Parce que c’est en vous. Un peu comme une maladie, car la maladie des écrivains, Marcus, ce n’est pas de ne plus pouvoir écrire mais d’être incapable de s’en empêcher ». (extrait de la Vérité sur l’Affaire Quebert)
voila 2 jours que je me suis procuree le livre, je ne dors plus…ce livre vous prend par les trippes! Incroyable ce bouquin: tout y est : de la question de la liberte, a la morale et l’ethique, de la place de l’argent, les relations humaines et les contrats sociaux…franchement, ce mec il nous bluffe…et cette Amerique profonde larguee dans son systeme judiciaire unique au monde, qui ne fonctionne qu’aux rythme des medias …tout est bien vu, analyse decortique…je vis aux USA et je peux vous dire que cet ecrivain a l’oeil, pas seulement la plume et la finesse !! a 28 ans, ecrire un chef d’oeuvre pareil, c’est le coup du genie qui n’apparait 1 fois tous les 30 ans! Les suisses n’ont franchement rien capte tant pis pour eux! Vivement le prochain Mr Jo! Je suis mordue…En plus, il est franchement beau garcon …comment il fait??? 🙂
C’est exactement ça, Valentin. Rien de mieux à dire. Tu résumes parfaitement mes sensations de lecteur à propos de ce livre.
Ça fait du bien de se plonger dans un bouquin comme ça. Et on sent que l’écrivain a pris du plaisir à l’écrire. Bonheur.

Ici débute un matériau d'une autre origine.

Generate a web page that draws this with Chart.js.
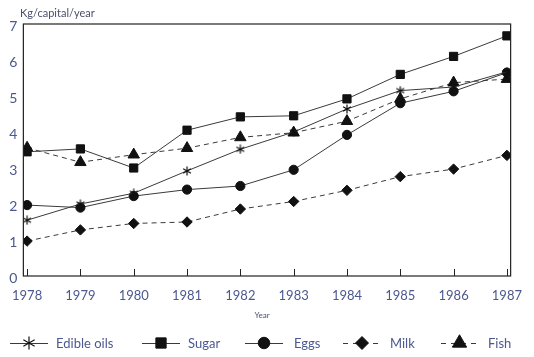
<!DOCTYPE html>
<html><head><meta charset="utf-8">
<script src="https://cdn.jsdelivr.net/npm/chart.js@4"></script>
<style>html,body{margin:0;padding:0;background:#fff;}#wrap{width:534px;height:357px;}</style>
</head><body><div id="wrap"><canvas id="c" width="534" height="357"></canvas></div>
<script>
const years = [1978,1979,1980,1981,1982,1983,1984,1985,1986,1987];
const yTicks = [0,1,2,3,4,5,6,7];
const edibleOils = [1.55,2.0,2.3,2.92,3.52,4.0,4.64,5.15,5.25,5.67];
const sugar = [3.45,3.53,3.0,4.05,4.42,4.45,4.92,5.6,6.1,6.67];
const eggs = [1.97,1.9,2.22,2.4,2.5,2.95,3.92,4.8,5.13,5.65];
const milk = [0.97,1.28,1.46,1.5,1.86,2.07,2.38,2.76,2.97,3.35];
const fish = [3.56,3.16,3.37,3.55,3.85,3.98,4.3,4.92,5.37,5.47];
const seriesNames = ['Edible oils','Sugar','Eggs','Milk','Fish'];
const yTitle = 'Kg/capital/year';
const xTitle = 'Year';

const tickColor = '#4c5890';
const lineColor = '#3a3a3a';
const markColor = '#111';

function asterisk(size){
  const c = document.createElement('canvas');
  c.width = size; c.height = size;
  const g = c.getContext('2d');
  g.strokeStyle = '#111'; g.lineWidth = 1.2;
  const r = size/2 - 0.5, cx = size/2, cy = size/2;
  g.beginPath();
  [90, 30, 150].forEach(a => {
    const rad = a*Math.PI/180;
    g.moveTo(cx - Math.cos(rad)*r, cy - Math.sin(rad)*r);
    g.lineTo(cx + Math.cos(rad)*r, cy + Math.sin(rad)*r);
  });
  g.stroke();
  return c;
}
const starImg = asterisk(10);
const starImgLegend = asterisk(14);

function pts(arr){ return arr.map((v,i)=>({x:years[i], y:v})); }

const styles = [
  {style: starImg, legendStyle: starImgLegend, r: 5, dash: []},
  {style: 'rect', r: 5.8, dash: []},
  {style: 'circle', r: 4.6, dash: []},
  {style: 'rectRot', r: 5.2, dash: [5,4]},
  {style: 'triangle', r: 6.6, dash: [5,4]},
];
const allData = [edibleOils, sugar, eggs, milk, fish];

const datasets = allData.map((d,i)=>({
  label: seriesNames[i],
  data: pts(d),
  borderColor: lineColor,
  borderWidth: 1,
  borderDash: styles[i].dash,
  pointStyle: styles[i].style,
  pointRadius: styles[i].r,
  pointBackgroundColor: markColor,
  pointBorderColor: markColor,
  pointBorderWidth: 1,
  tension: 0,
  fill: false
}));

const framePlugin = {
  id: 'frame',
  afterDraw(chart){
    const {ctx, chartArea:a, scales} = chart;
    ctx.save();
    ctx.strokeStyle = '#222';
    ctx.lineWidth = 1.2;
    ctx.strokeRect(a.left, a.top, a.right - a.left, a.bottom - a.top);
    // inward x ticks
    ctx.lineWidth = 1;
    ctx.beginPath();
    years.forEach(yr => {
      const x = Math.round(scales.x.getPixelForValue(yr)) + 0.5;
      ctx.moveTo(x, a.bottom);
      ctx.lineTo(x, a.bottom - 7);
    });
    ctx.stroke();
    // titles
    ctx.fillStyle = '#4a4f6a';
    ctx.font = '11px Lato';
    ctx.textBaseline = 'middle';
    ctx.textAlign = 'left';
    ctx.fillText(yTitle, 20, 13);
    ctx.font = '8px Lato';
    ctx.textAlign = 'center';
    ctx.fillText(xTitle, 262, 315);
    // legend
    const legendY = 343;
    const items = [
      {x0: 10, x1: 48, tx: 56},
      {x0: 142, x1: 180, tx: 188},
      {x0: 245, x1: 283, tx: 294},
      {x0: 343, x1: 381, tx: 390},
      {x0: 441, x1: 478, tx: 488},
    ];
    items.forEach((it,i) => {
      ctx.save();
      ctx.strokeStyle = lineColor;
      ctx.lineWidth = 1;
      ctx.setLineDash(styles[i].dash.length ? [5,5] : []);
      ctx.beginPath();
      ctx.moveTo(it.x0, legendY + 0.5);
      ctx.lineTo(it.x1, legendY + 0.5);
      ctx.stroke();
      ctx.setLineDash([]);
      ctx.fillStyle = markColor;
      ctx.strokeStyle = markColor;
      const mx = (it.x0 + it.x1)/2;
      const st = styles[i].legendStyle || styles[i].style;
      Chart.helpers.drawPoint(ctx, {pointStyle: st, radius: styles[i].r * 1.25, rotation: 0, borderWidth: 1}, mx, legendY);
      ctx.restore();
      ctx.fillStyle = tickColor;
      ctx.font = '13px Lato';
      ctx.textAlign = 'left';
      ctx.textBaseline = 'middle';
      ctx.fillText(seriesNames[i], it.tx, legendY + 1);
    });
    ctx.restore();
  }
};

new Chart(document.getElementById('c'), {
  type: 'line',
  data: { datasets },
  options: {
    responsive: false,
    animation: false,
    layout: { padding: { left: 0, right: 5, top: 24, bottom: 0 } },
    plugins: { legend: { display: false }, tooltip: { enabled: false } },
    scales: {
      x: {
        type: 'linear',
        min: 1977.93, max: 1987.07,
        afterBuildTicks(s){ s.ticks = years.map(v => ({value: v})); },
        afterFit(s){ s.height = 81; },
        grid: { display: false, drawTicks: false },
        border: { display: false },
        ticks: { color: tickColor, font: { family: 'Lato', size: 13 }, padding: 12, maxRotation: 0, autoSkip: false, callback: v => String(v) }
      },
      y: {
        min: 0, max: 7,
        afterBuildTicks(s){ s.ticks = yTicks.map(v => ({value: v})); },
        afterFit(s){ s.width = 18; },
        grid: { display: false, drawTicks: false },
        border: { display: false },
        ticks: { color: tickColor, font: { family: 'Lato', size: 14 }, padding: 6, labelOffset: 2 }
      }
    }
  },
  plugins: [framePlugin]
});
</script>
</body></html>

On en parle ici aussi : http://magpresse.blogspot.com
C’est avec intérêt que je viens de lire vos louanges sur le livre de Joël Dicker. Cela me réjouit car il faut savoir que le petit monde culturel suisse n’est pas tellement enthousiaste. On trouve beaucoup de chroniqueurs patentés qui, tout en admettant que le livre est bien construit, structuré, lui reproche de n’être pas assez littéraire au plan du style. J’ai toujours pensé que le style, c’est d’accrocher le lecteur et qu’il dépend finalement du message que l’on veut faire passer. Et si ça marche auprès des lecteurs, c’est que le style choisi est adéquat.
Et puis sachez qu’en Suisse, on déteste les têtes qui dépassent dans tous les milieux. Cela explique que Joël Dicker suscite quelques commentaires proches de la jalousie.